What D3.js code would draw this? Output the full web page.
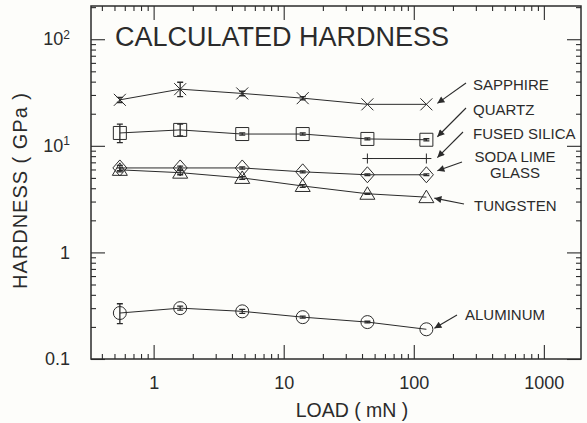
<!DOCTYPE html>
<html>
<head>
<meta charset="utf-8">
<script src="https://cdn.jsdelivr.net/npm/d3@7"></script>
<style>
  body { margin: 0; background: #fdfdfa; }
  svg { display: block; font-family: "Liberation Sans", Arial, sans-serif; }
</style>
</head>
<body>
<svg id="chart" width="587" height="423"></svg>
<script>
// loads (mN) where each hardness was measured
const loads = [0.55, 1.6, 4.8, 14, 44, 125];
const silicaLoads = [44, 125];

// hardness (GPa), with error bar low / high
const sapphire = [27, 34, 31, 28, 24.5, 24.5];
const sapphireLo = [25.5, 29, 29.5, 27, 24.5, 24.5];
const sapphireHi = [28.5, 39.5, 32.5, 29, 24.5, 24.5];

const quartz = [13.2, 14.1, 12.9, 12.9, 11.6, 11.4];
const quartzLo = [10.7, 12.4, 12.6, 12.6, 11.35, 11.15];
const quartzHi = [16, 16, 13.2, 13.2, 11.85, 11.65];

const silica = [7.6, 7.6];

const soda = [6.2, 6.2, 6.2, 5.7, 5.35, 5.35];
const sodaLo = [5.85, 5.95, 6.05, 5.57, 5.25, 5.25];
const sodaHi = [6.55, 6.45, 6.35, 5.83, 5.45, 5.45];

const tungsten = [5.95, 5.6, 5.0, 4.2, 3.55, 3.3];
const tungstenLo = [5.7, 5.35, 4.85, 4.08, 3.5, 3.3];
const tungstenHi = [6.2, 5.85, 5.15, 4.32, 3.6, 3.3];

const aluminum = [0.27, 0.30, 0.28, 0.247, 0.222, 0.19];
const aluminumLo = [0.215, 0.287, 0.268, 0.242, 0.218, 0.19];
const aluminumHi = [0.33, 0.313, 0.292, 0.252, 0.226, 0.19];

const xMajor = [1, 10, 100, 1000];
const yMajor = [0.1, 1, 10, 100];
const yExp = [null, null, 1, 2];

const ink = "#2b2b2b";
const svg = d3.select("#chart");

const x = d3.scaleLog().domain([0.33, 1930]).range([91, 581]);
const y = d3.scaleLog().domain([0.1, 205]).range([359, 6]);

// minor ticks 2..9 per decade
function minorTicks(scale) {
    const [a, b] = scale.domain();
    let out = [];
    for (let k = -2; k <= 4; k++) {
        for (let m = 2; m <= 9; m++) {
            const v = m * Math.pow(10, k);
            if (v > a * 1.02 && v < b * 0.98) out.push(v);
        }
    }
    return out;
}

function plainAxis(g) {
    g.select(".domain").remove();
    g.selectAll("line").attr("stroke", ink).attr("stroke-width", 1.1);
}

// bottom / top
svg.append("g").attr("transform", "translate(0,359)")
    .call(d3.axisBottom(x).tickValues(minorTicks(x)).tickSizeInner(-5).tickSizeOuter(0).tickFormat(""))
    .call(plainAxis);
svg.append("g").attr("transform", "translate(0,359)")
    .call(d3.axisBottom(x).tickValues(xMajor).tickSizeInner(-14).tickSizeOuter(0)
        .tickPadding(17).tickFormat(d3.format("d")))
    .call(plainAxis)
    .call(g => g.selectAll("text").attr("fill", ink).attr("font-size", 18).attr("font-family", null));
svg.append("g").attr("transform", "translate(0,6)")
    .call(d3.axisTop(x).tickValues(minorTicks(x)).tickSizeInner(-5).tickSizeOuter(0).tickFormat(""))
    .call(plainAxis);
svg.append("g").attr("transform", "translate(0,6)")
    .call(d3.axisTop(x).tickValues(xMajor).tickSizeInner(-14).tickSizeOuter(0).tickFormat(""))
    .call(plainAxis);

// left / right
svg.append("g").attr("transform", "translate(91,0)")
    .call(d3.axisLeft(y).tickValues(minorTicks(y)).tickSizeInner(-5).tickSizeOuter(0).tickFormat(""))
    .call(plainAxis);
svg.append("g").attr("transform", "translate(91,0)")
    .call(d3.axisLeft(y).tickValues(yMajor).tickSizeInner(-14).tickSizeOuter(0).tickPadding(21)
        .tickFormat(""))
    .call(plainAxis)
    .call(g => g.selectAll("text").each(function(d, i) {
        const t = d3.select(this).attr("fill", ink).attr("font-size", 18).attr("font-family", null);
        if (yExp[i] == null) {
            t.text(d3.format("~g")(d));
        } else {
            t.append("tspan").text("10");
            t.append("tspan").attr("font-size", 12).attr("dy", "-0.55em").text(yExp[i]);
        }
    }));
svg.append("g").attr("transform", "translate(581,0)")
    .call(d3.axisRight(y).tickValues(minorTicks(y)).tickSizeInner(-5).tickSizeOuter(0).tickFormat(""))
    .call(plainAxis);
svg.append("g").attr("transform", "translate(581,0)")
    .call(d3.axisRight(y).tickValues(yMajor).tickSizeInner(-14).tickSizeOuter(0).tickFormat(""))
    .call(plainAxis);

// frame
svg.append("rect")
    .attr("x", 91).attr("y", 6).attr("width", 490).attr("height", 353)
    .attr("fill", "none").attr("stroke", ink).attr("stroke-width", 1.5);

// axis titles
svg.append("text")
    .attr("x", 352).attr("y", 417)
    .attr("text-anchor", "middle")
    .attr("font-size", 19.5)
    .attr("fill", ink)
    .text("LOAD ( mN )");
svg.append("text")
    .attr("transform", "translate(27,191) rotate(-90)")
    .attr("text-anchor", "middle")
    .attr("font-size", 20)
    .attr("fill", ink)
    .attr("textLength", 196)
    .attr("lengthAdjust", "spacing")
    .text("HARDNESS ( GPa )");

svg.append("text")
    .attr("x", 115).attr("y", 46)
    .attr("font-size", 27)
    .attr("fill", ink)
    .text("CALCULATED HARDNESS");

// marker shapes
const shapes = {
    cross: "M-6,-6L6,6M-6,6L6,-6",
    square: "M-6.5,-6.5H6.5V6.5H-6.5Z",
    plus: "M-5,0H5M0,-5V5",
    diamond: "M0,-8L7,0L0,8L-7,0Z",
    triangle: "M0,-7L7.5,5.5H-7.5Z",
    circle: "M6.5,0A6.5,6.5 0 1,1 -6.5,0A6.5,6.5 0 1,1 6.5,0"
};

const series = [
    { key: "sapphire", xs: loads, v: sapphire, lo: sapphireLo, hi: sapphireHi, shape: "cross" },
    { key: "quartz", xs: loads, v: quartz, lo: quartzLo, hi: quartzHi, shape: "square" },
    { key: "silica", xs: silicaLoads, v: silica, lo: null, hi: null, shape: "plus" },
    { key: "tungsten", xs: loads, v: tungsten, lo: tungstenLo, hi: tungstenHi, shape: "triangle" },
    { key: "soda", xs: loads, v: soda, lo: sodaLo, hi: sodaHi, shape: "diamond" },
    { key: "aluminum", xs: loads, v: aluminum, lo: aluminumLo, hi: aluminumHi, shape: "circle" }
];

const line = d3.line().x(d => x(d[0])).y(d => y(d[1]));

for (const s of series) {
    const pts = s.xs.map((l, i) => [l, s.v[i]]);
    const g = svg.append("g").attr("class", s.key);
    g.append("path")
        .attr("d", line(pts))
        .attr("fill", "none")
        .attr("stroke", ink)
        .attr("stroke-width", 1);
    g.selectAll(".mk").data(pts).join("path")
        .attr("class", "mk")
        .attr("transform", d => `translate(${x(d[0])},${y(d[1])})`)
        .attr("d", shapes[s.shape])
        .attr("fill", "none")
        .attr("stroke", ink)
        .attr("stroke-width", 1);
    if (s.lo) {
        const eb = s.xs.map((l, i) => ({ l: l, lo: s.lo[i], hi: s.hi[i] }))
            .filter(d => d.hi > d.lo);
        g.selectAll(".eb").data(eb).join("path")
            .attr("class", "eb")
            .attr("d", d => {
                const cx = x(d.l), y0 = y(d.lo), y1 = y(d.hi);
                return `M${cx},${y0}V${y1}M${cx - 3},${y0}H${cx + 3}M${cx - 3},${y1}H${cx + 3}`;
            })
            .attr("fill", "none")
            .attr("stroke", ink)
            .attr("stroke-width", 1.3);
    }
}

// labels with arrows
svg.append("defs").append("marker")
    .attr("id", "head")
    .attr("viewBox", "0 0 10 10")
    .attr("refX", 10).attr("refY", 5)
    .attr("markerWidth", 9).attr("markerHeight", 7)
    .attr("markerUnits", "userSpaceOnUse")
    .attr("orient", "auto")
    .append("path").attr("d", "M0,0L10,5L0,10Z").attr("fill", ink);

const labelLayout = [
    { key: "sapphire", text: ["SAPPHIRE"], x: 473, y: 90, anchor: "start", tail: [466, 83], off: [11, -1] },
    { key: "quartz", text: ["QUARTZ"], x: 473, y: 115, anchor: "start", tail: [466, 108], off: [11, -3] },
    { key: "silica", text: ["FUSED SILICA"], x: 473, y: 139, anchor: "start", tail: [463, 132], off: [11, -1] },
    { key: "soda", text: ["SODA LIME", "GLASS"], x: 515, y: 162, anchor: "middle", tail: [462, 162], off: [11, -4] },
    { key: "tungsten", text: ["TUNGSTEN"], x: 474, y: 211, anchor: "start", tail: [464, 204], off: [8, 1] },
    { key: "aluminum", text: ["ALUMINUM"], x: 465, y: 320, anchor: "start", tail: [457, 315], off: [8, -1] }
];

for (const lab of labelLayout) {
    const s = series.find(d => d.key === lab.key);
    const n = s.xs.length - 1;
    const tipX = x(s.xs[n]) + lab.off[0];
    const tipY = y(s.v[n]) + lab.off[1];
    svg.append("line")
        .attr("x1", lab.tail[0]).attr("y1", lab.tail[1])
        .attr("x2", tipX).attr("y2", tipY)
        .attr("stroke", ink).attr("stroke-width", 1.1)
        .attr("marker-end", "url(#head)");
    const t = svg.append("text")
        .attr("x", lab.x).attr("y", lab.y)
        .attr("text-anchor", lab.anchor)
        .attr("font-size", 15)
        .attr("fill", ink);
    lab.text.forEach((str, i) => {
        t.append("tspan").attr("x", lab.x).attr("dy", i === 0 ? 0 : 16).text(str);
    });
}
</script>
</body>
</html>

§ §

▸ **Exercise brief**:
Return nothing but the lines running from the start of the data to the line with "const tungstenHi = [6.2, 5.85, 5.15, 4.32, 3.6, 3.3];", please, both ends included and no pictures.

▸ **Final result**:
What D3.js code would draw this? Output the full web page.
<!DOCTYPE html>
<html>
<head>
<meta charset="utf-8">
<script src="https://cdn.jsdelivr.net/npm/d3@7"></script>
<style>
  body { margin: 0; background: #fdfdfa; }
  svg { display: block; font-family: "Liberation Sans", Arial, sans-serif; }
</style>
</head>
<body>
<svg id="chart" width="587" height="423"></svg>
<script>
// loads (mN) where each hardness was measured
const loads = [0.55, 1.6, 4.8, 14, 44, 125];
const silicaLoads = [44, 125];

// hardness (GPa), with error bar low / high
const sapphire = [27, 34, 31, 28, 24.5, 24.5];
const sapphireLo = [25.5, 29, 29.5, 27, 24.5, 24.5];
const sapphireHi = [28.5, 39.5, 32.5, 29, 24.5, 24.5];

const quartz = [13.2, 14.1, 12.9, 12.9, 11.6, 11.4];
const quartzLo = [10.7, 12.4, 12.6, 12.6, 11.35, 11.15];
const quartzHi = [16, 16, 13.2, 13.2, 11.85, 11.65];

const silica = [7.6, 7.6];

const soda = [6.2, 6.2, 6.2, 5.7, 5.35, 5.35];
const sodaLo = [5.85, 5.95, 6.05, 5.57, 5.25, 5.25];
const sodaHi = [6.55, 6.45, 6.35, 5.83, 5.45, 5.45];

const tungsten = [5.95, 5.6, 5.0, 4.2, 3.55, 3.3];
const tungstenLo = [5.7, 5.35, 4.85, 4.08, 3.5, 3.3];
const tungstenHi = [6.2, 5.85, 5.15, 4.32, 3.6, 3.3];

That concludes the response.